El Salvador parece ser uno de los pocos países de América Latina, sino el único, donde se observa en los últimos años un desplome de la violencia y los homicidios. ¿Existe una alternativa para lograr resultados similares?
Sí existen alternativas, porque ya se han demostrado en el pasado, sin tener que renunciar a pilares tan importantes como el Estado de derecho.
Costa Rica demostró cuando yo goberné que podíamos disminuir la tasa (de homicidios) a niveles históricamente bajos, como 8 por 100.000 habitantes. Es decir, casi lo que ha logrado Bukele sin tener que recurrir a esos mecanismos.
Sí hubo que ser firmes, pero no arbitrarios.
Creció la población penitenciaria en casi cien por ciento durante mi gestión, pero en una alianza con los jueces para poder agilizar mecanismos particularmente en delitos de flagrancia. Y eso se complementó con muchas intervenciones integrales en las comunidades de alto riesgo.
Tuvimos que hacer un trabajo para mejorar la situación de las cárceles sin sacrificar algunas garantías que las personas deben tener aún cuando están encarceladas.
Hay ejemplos como el caso de Canadá. Pero también ha habido regiones de América Latina, como Medellín y ciudades de Brasil, donde se ha logrado bajar las tasas de homicidios de manera significativa gracias a trabajos buenos que han hecho en su momento alcaldes y gobernadores de la mano de comunidades organizadas, municipios, empresas privadas, etcétera.
¿Por qué desaconsejaría ver la política de seguridad de Bukele como un modelo para América Latina?
Porque no es realista.
¿Dónde en América Latina vamos a encontrar Congresos con un dominio de casi 70% para que reiteren una y otra vez estados de excepción como el que está aplicando El Salvador?
¿Dónde en América Latina vamos a ver ausencias totales de garantías procesales porque el Poder Judicial está prácticamente cooptado en su totalidad?
¿Dónde en América Latina vamos a decirle a la prensa que se esconda y no informe sobre las maneras en que se están efectuando los arrestos, o que no pregunte si todas las personas que están en las cárceles efectivamente tienen comprobados los delitos que cometieron?
Simplemente es irreal y se está soñando con una especie de espejismo que nos hace perder tiempo y paralizarnos en discusiones absurdas.
Perfectamente podríamos estar haciendo todos los esfuerzos necesarios para hacer intervenciones de manera integral con mano firme que se requieren en la región, en coordinación con los jueces.
Lo que hacemos es perder el tiempo en condiciones bizantinas.
Las políticas se insertan en contextos institucionales específicos.
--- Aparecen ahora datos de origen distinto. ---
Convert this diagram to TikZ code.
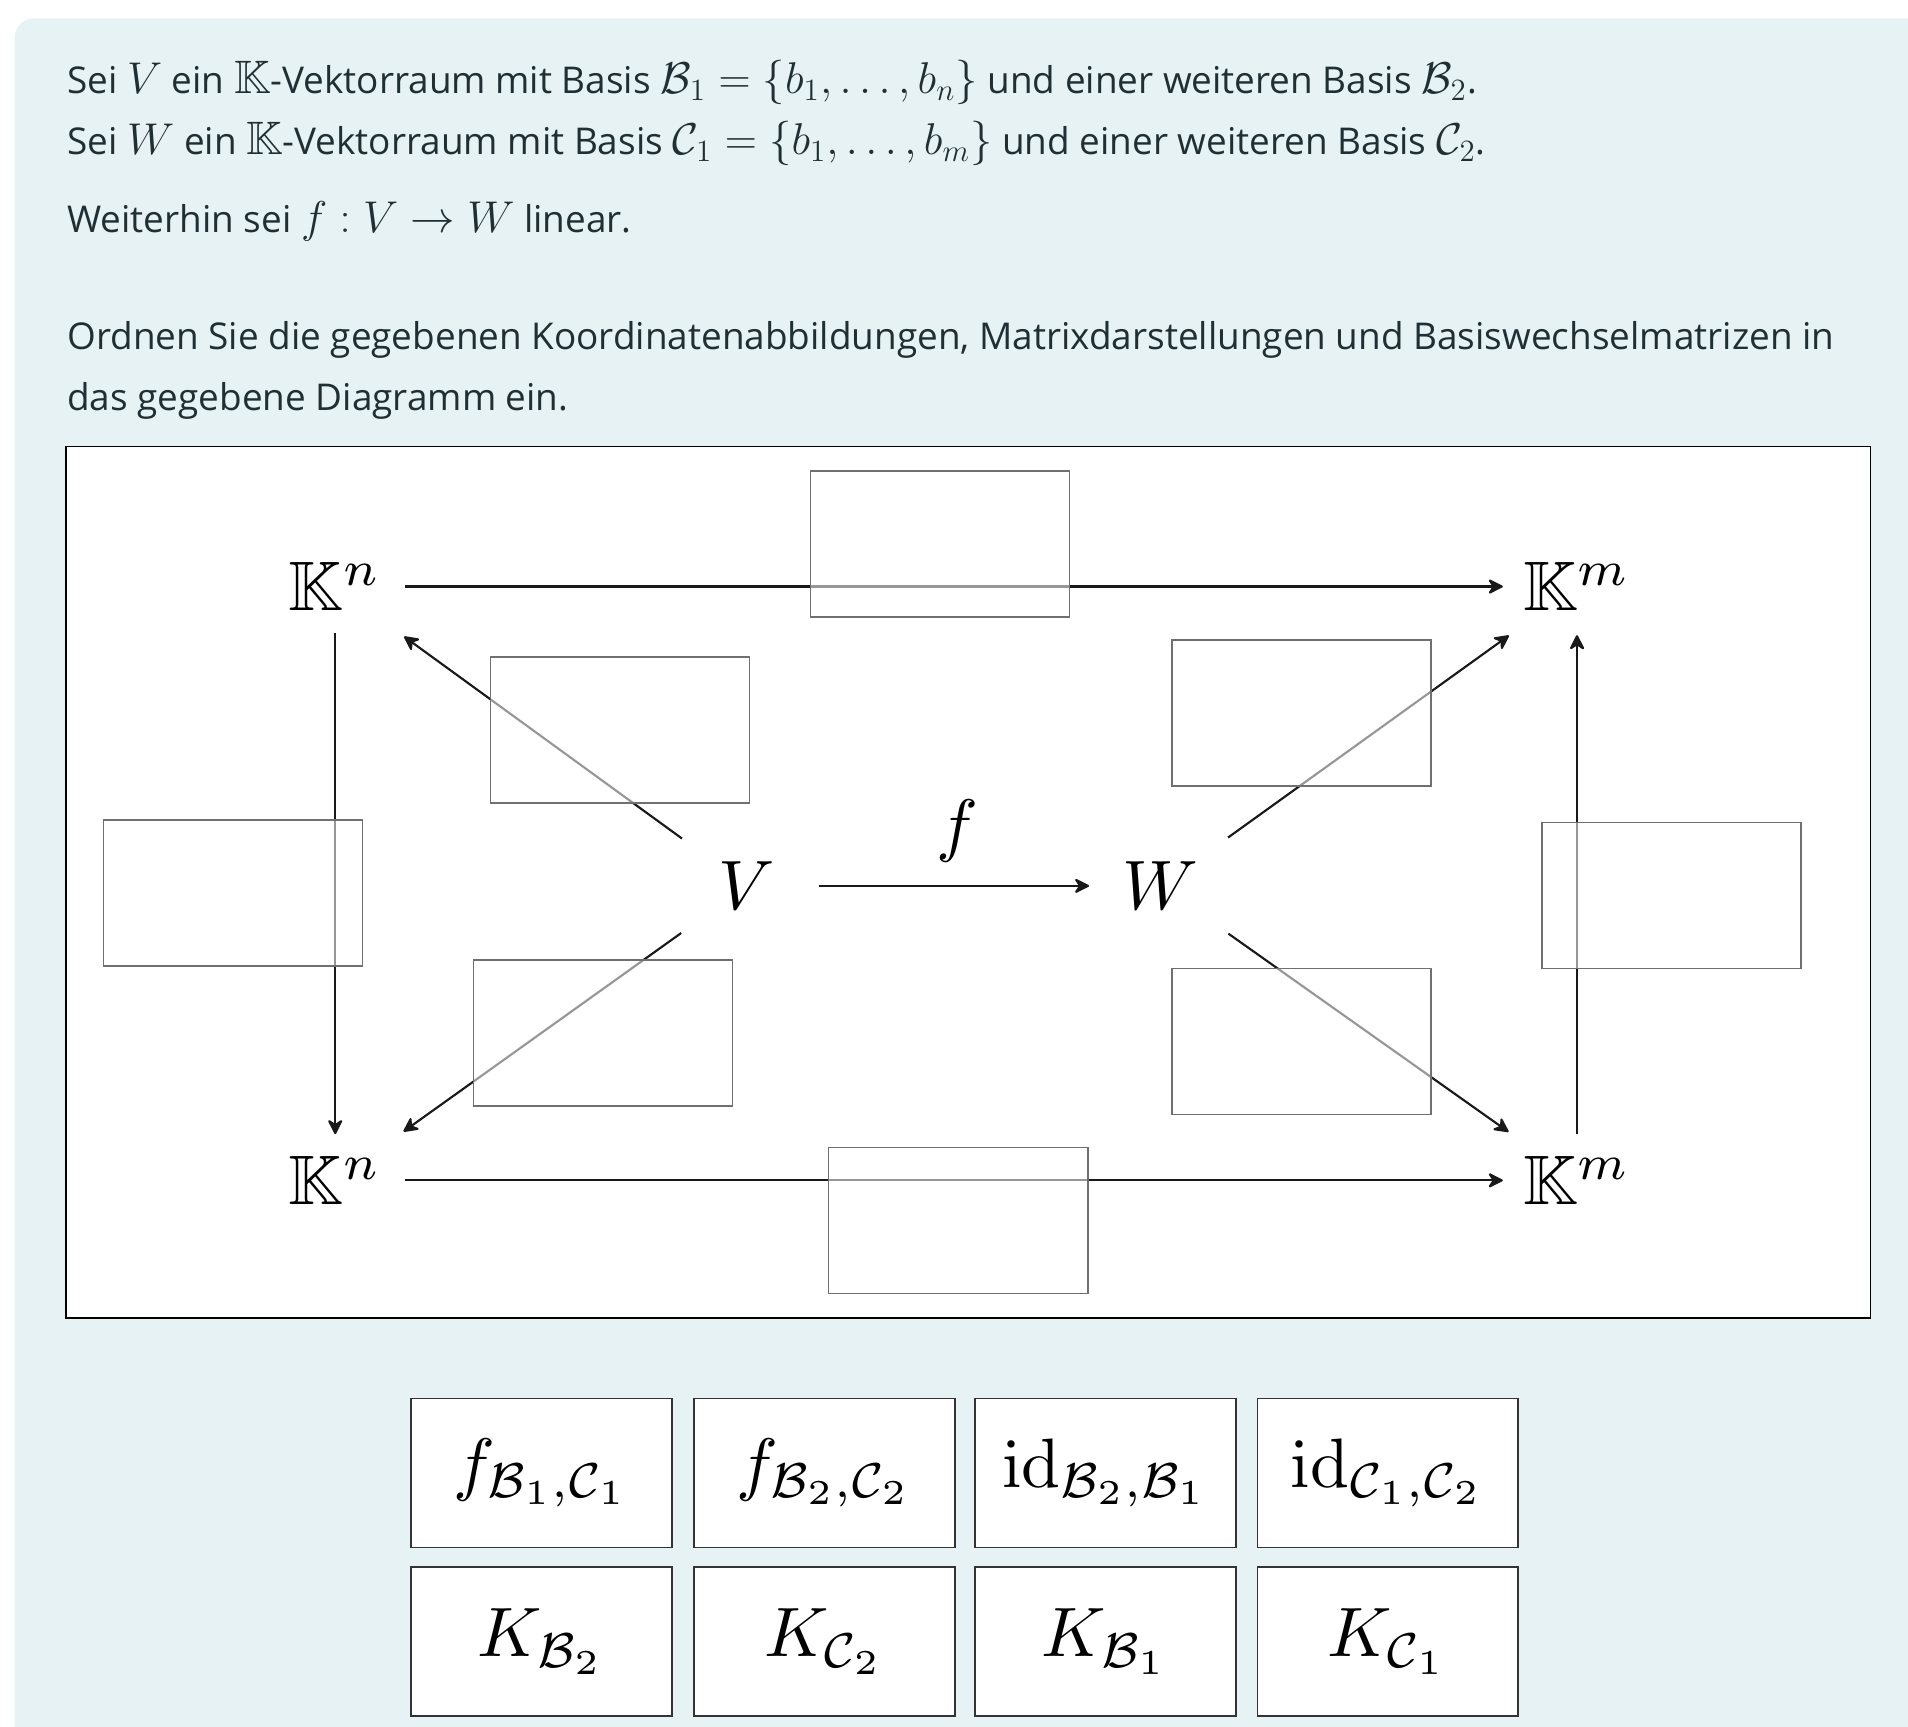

Y afortunadamente los contextos institucionales en otros países de América Latina son mucho más sólidos desde el punto de vista del Estado de derecho de lo que en su momento encontró Bukele en El Salvador.
Incluso en Argentina, donde hay tasas de homicidios menores que en otros países de la región, la ministra de Seguridad, Patricia Bullrich, dijo esta semana que al gobierno le interesa “adaptar el modelo de Bukele”, quien le ha ofrecido colaboración en el combate a la delincuencia. Es decir, las cosas parecen ir en contra de lo que usted señala…
Por eso le digo: hay quienes navegamos contracorriente.
No solamente por un asunto de principios sino ya como experta en seguridad digo que puede haber procesos institucionalmente menos traumáticos que el de El Salvador que aseguren resultados bastante favorables para la población.
Varios casos a nivel internacional lo confirman.
A veces enmarco estas manifestaciones de quienes están buscando responder más a las percepciones que a las realidades. Hay niveles de alarma social que quizás para algunos políticos son más fáciles de atender diciendo lo que (la gente) quiere oír y no necesariamente lo que conviene hacerse.
No quiero tampoco que a mí se me enmarque como garantista defensora a ultranza de los ofensores que abandona a las víctimas de la violencia.
En mi caso no me podrían jamás catalogar de eso porque en cuatro años (de gobierno en Costa Rica) se elevó la población penitenciaria en cien por ciento. Hubo un reconocimiento de que había gente haciendo daño en las calles y debíamos sacarla.
Pero sacar a esa gente requirió afinar las destrezas de investigación de la policía y agilizar los procesos de juzgamiento de los tribunales. Es decir, no lo hicimos disparando con perdigones a todo aquel que por andar tatuado teníamos que presumir que era delincuente. Lo hicimos recabando las pruebas necesarias para que esa gente pudiese encerrarse.
No hubo ningún trauma en Costa Rica y logramos bajar la delincuencia. Eso se puede volver a hacer.
Bukele se ha vuelto un fenómeno mediático y muchos políticos que me parece que se identifican con ese personaje sueñan con hacer lo mismo. Pero me temo que sus contextos no se lo permitirán. Tendrían que tener una política de comunicación cien por ciento controlada.
Mi consejo: dejen de ver ese espejismo, trabajen concentrados en sus contextos, convoquen lo mejor de los profesionales que tienen y verán que pueden resolver los problemas de seguridad con éxito.